Finalmente un vero ed esaustivo test. Le presentazioni stampa sono sempre assaggi, un centinaio di km, se va bene 150, inframezzati da servizi foto e video; sufficienti per comprendere la bontà generale del pacchetto, ma non per interiorizzarne appieno i tratti e capire se quella moto ce la porteremmo a casa davvero. 

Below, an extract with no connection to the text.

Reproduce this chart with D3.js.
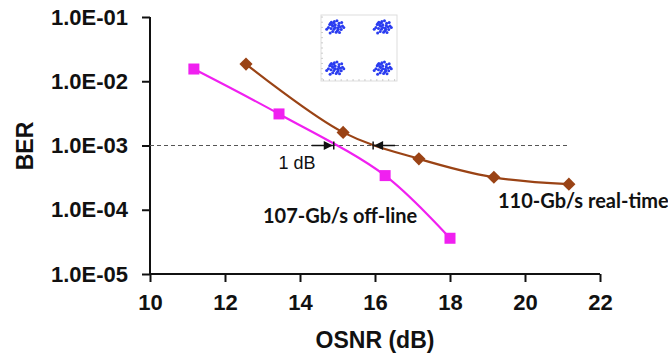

Honda 3 Islands Raid è stato questo, l’occasione per farci saggiare il vero spirito delle Africa Twin, che dovrebbe trasparire dalle parole scritte fin qui. Un mezzo che si avvicina davvero allo sfuggente concetto di moto totale; certo, non ci si può fare enduro estremo ma sull’asciutto, con le gomme giuste e un po’ di malizia ci si può divertire. Dà davvero soddisfazione, perché come ho già detto ti permette di caricarla come un mulo, partirci da casa e andare a fare fuoristrada all’altro capo dell’Europa, o magari del mondo, senza cambiare in lei una virgola. 

La domanda a questo punto non è “te la porteresti a casa?”, ma “quale ti porteresti a casa?”. La mia Africa è inevitabilmente quella con ruota da 21” e cambio manuale, ma se fossi un vero viaggiatore da decine di migliaia di chilometri l’anno, la scelta sarebbe l’Adventure Sports DCT.